Boston Marine Insurance v. Proctor

168 Mass. 498 | Mass. | 1897

Holmes, J.

This is a bill in equity to reach and apply the proceeds of insurance upon a vessel in the hands of the defendant Cunningham, on the ground that the vessel was transferred to Cunningham by the defendant Proctor in fraud of Proctor’s creditors. The judge before whom the case was tried dismissed the bill, on the ground that Cunningham was a bona fide purchaser for value. The case is here on report, and the plaintiff contends that, notwithstanding the well known presumptions in favor of the finding, the decree manifestly should have been the other way. We are of opinion that this cannot be said as matter of law.

The stress of the plaintiff’s argument is, that Proctor did not receive anything for his transfer, which is true enough, but does not at all affect the fact that Cunningham paid a valuable, and, at least possibly, a perfectly adequate- consideration. Proctor had conveyed the vessel, by a recorded bill of sale absolute in form, to Potter and Wrightington, as security for a debt upon which there remained due $2,401.30. The transfer to Cunningham was in consideration of his paying this sum. He also paid the -vessel’s bills, amounting to $872.60. The vessel would have brought from twenty-six to twenty-nine hundred dollars on a forced sale, so that it is impossible for us to say that the price was not fair, and doubly impossible to say that the transaction was not honest.

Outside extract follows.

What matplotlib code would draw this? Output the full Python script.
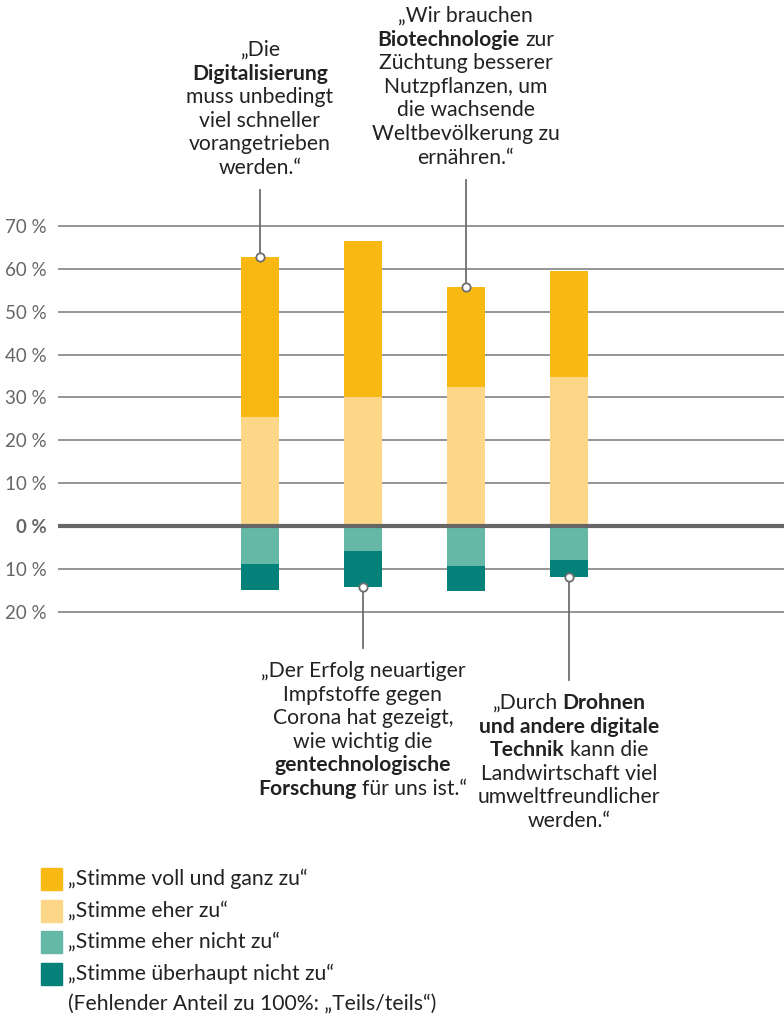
import matplotlib.pyplot as plt
from matplotlib.patches import Rectangle
from matplotlib.transforms import IdentityTransform

plt.rcParams['font.family'] = ['Lato', 'DejaVu Sans']

# Anteile in Prozent
statements = ['Digitalisierung', 'Impfstoffe', 'Biotechnologie', 'Drohnen']
voll = [37.3, 36.3, 23.4, 24.7]
eher = [25.4, 30.2, 32.4, 34.8]
eher_nicht = [8.8, 5.8, 9.3, 7.9]
gar_nicht = [6.2, 8.5, 5.8, 4.1]

series_labels = ['„Stimme voll und ganz zu“', '„Stimme eher zu“',
                 '„Stimme eher nicht zu“', '„Stimme überhaupt nicht zu“']
footnote = '(Fehlender Anteil zu 100%: „Teils/teils“)'
colors = ['#F8B912', '#FDD688', '#66B8A6', '#04827A']

ticks = [-20, -10, 0, 10, 20, 30, 40, 50, 60, 70]
tick_labels = ['20 %', '10 %', '0 %', '10 %', '20 %', '30 %', '40 %', '50 %', '60 %', '70 %']

# Zitate: (Balken, oben/unten, Zeilen aus (Text, fett)-Teilen)
quotes = [
    (0, 'top', [[('„Die', False)], [('Digitalisierung', True)], [('muss unbedingt', False)],
                [('viel schneller', False)], [('vorangetrieben', False)], [('werden.“', False)]]),
    (2, 'top', [[('„Wir brauchen', False)], [('Biotechnologie', True), ('zur', False)],
                [('Züchtung besserer', False)], [('Nutzpflanzen, um', False)],
                [('die wachsende', False)], [('Weltbevölkerung zu', False)], [('ernähren.“', False)]]),
    (1, 'bottom', [[('„Der Erfolg neuartiger', False)], [('Impfstoffe gegen', False)],
                   [('Corona hat gezeigt,', False)], [('wie wichtig die', False)],
                   [('gentechnologische', True)], [('Forschung', True), ('für uns ist.“', False)]]),
    (3, 'bottom', [[('„Durch', False), ('Drohnen', True)], [('und andere digitale', True)],
                   [('Technik', True), ('kann die', False)], [('Landwirtschaft viel', False)],
                   [('umweltfreundlicher', False)], [('werden.“', False)]]),
]
quote_first_line = [50, 16, 671, 703]
quote_line_end = [190, 180, 648, 680]

W, H = 784, 1021
fig = plt.figure(figsize=(W / 100, H / 100), dpi=100)
ax = fig.add_axes([58 / W, 1 - 613.9 / H, (W - 58) / W, (613.9 - 223.9) / H])
ax.set_xlim(-1.96, 5.09)
ax.set_ylim(-20.5, 70.5)
for s in ax.spines.values():
    s.set_visible(False)
ax.set_xticks([])

x = list(range(len(statements)))
bw = 0.37
ax.bar(x, eher, bw, color=colors[1], zorder=2)
ax.bar(x, voll, bw, bottom=eher, color=colors[0], zorder=2)
ax.bar(x, [-v for v in eher_nicht], bw, color=colors[2], zorder=2)
ax.bar(x, [-v for v in gar_nicht], bw, bottom=[-v for v in eher_nicht], color=colors[3], zorder=2)

for t in ticks:
    if t == 0:
        ax.axhline(0, color='#666666', lw=3, zorder=3)
    else:
        ax.axhline(t, color='#8c8c8c', lw=1.3, zorder=1)
ax.set_yticks(ticks)
ax.set_yticklabels(tick_labels, fontsize=13.5, color='#666666')
ax.tick_params(axis='y', length=0, pad=8)
for lab in ax.get_yticklabels():
    if lab.get_text() == '0 %':
        lab.set_fontweight('bold')

renderer = fig.canvas.get_renderer()
TEXT = '#222222'
FS = 15.2


def rich_line(xc, ypx, parts):
    items = []
    for s, bold in parts:
        t = fig.text(0, 0, s, fontsize=FS, fontweight='bold' if bold else 'normal',
                     color=TEXT, va='center', ha='left', transform=IdentityTransform())
        items.append(t)
    widths = [t.get_window_extent(renderer).width for t in items]
    gap = FS * 100 / 72 * 0.25
    total = sum(widths) + gap * (len(items) - 1)
    xs = xc - total / 2
    for t, w in zip(items, widths):
        t.set_position((xs, H - ypx))
        xs += w + gap


inv = ax.transData.inverted()
for (bar, side, lines), y0, yend in zip(quotes, quote_first_line, quote_line_end):
    xc = ax.transData.transform((bar, 0))[0]
    for i, parts in enumerate(lines):
        rich_line(xc, y0 + i * 23.6, parts)
    if side == 'top':
        yb = eher[bar] + voll[bar]
    else:
        yb = -(eher_nicht[bar] + gar_nicht[bar])
    ye = inv.transform((xc, H - yend))[1]
    ax.plot([bar, bar], [yb, ye], color='#6e6e6e', lw=1.3, clip_on=False, zorder=4)
    ax.plot([bar], [yb], 'o', ms=6, mfc='white', mec='#6e6e6e', mew=1.3, clip_on=False, zorder=5)

# Legende
rows = [879, 911, 942, 974]
for c, lab, yc in zip(colors, series_labels, rows):
    fig.add_artist(Rectangle((41, H - yc - 11), 21, 22, color=c, transform=IdentityTransform()))
    fig.text(68, H - yc, lab, fontsize=FS, color=TEXT, va='center', ha='left', transform=IdentityTransform())
fig.text(68, H - 1005, footnote, fontsize=FS, color=TEXT, va='center', ha='left', transform=IdentityTransform())

fig.savefig('out.png', dpi=100)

The plaintiff bases a part of his argument on the state of the registration and the right of attaching creditors. The registered title of Cunningham comes through a series of bills of sale absolute in form, but it is said that the first one, from Proctor to Potter and Wrightington, was a mortgage, and all the rest are only transfers of a mortgage. This is a mistake. Proctor delivered the vessel and renounced his equitable rights to Cunningham after the conveyance to him. There is no doubt, of course, that this passed his title as between the parties, (Rev. Sts. U. S. § 4192,) and there was no need, in order to give Cunningham a title good as against attaching creditors, that Proctor should execute a bill of sale to him for registration. Proctor’s equity while it lasted did not affect the character of his bill of sale as an instrument. See Carpenter v. Snelling, 97 Mass. 452, 457. It was a collateral though paramount matter. When it was renounced, *501the bill of sale was as good a foundation for a title as if there never had been an equity of redemption. We quite agree with the statement of the defendants’ counsel that purchasers or attaching creditors cannot be allowed to treat an unrecorded equity as valid, and an unrecorded waiver or conveyance of it as invalid. But a shorter answer to the whole matter is that the plaintiff by his bill puts his case on the ground of a conveyance in fraud of creditors, and nothing else, and as he has seen fit to make that charge he must maintain it or fall.

A further and short answer to the plaintiff’s case is, that it does not appear that the insurance was taken out in any part for the benefit of Proctor, and this being so, he would have had no interest in the proceeds, even if he had been interested in the vessel. Harrison v. Pepper, 166 Mass. 288.

The bill made some averments touching cargo, but that part of the case is not argued, and seems to have no foundation.

Bill dismissed.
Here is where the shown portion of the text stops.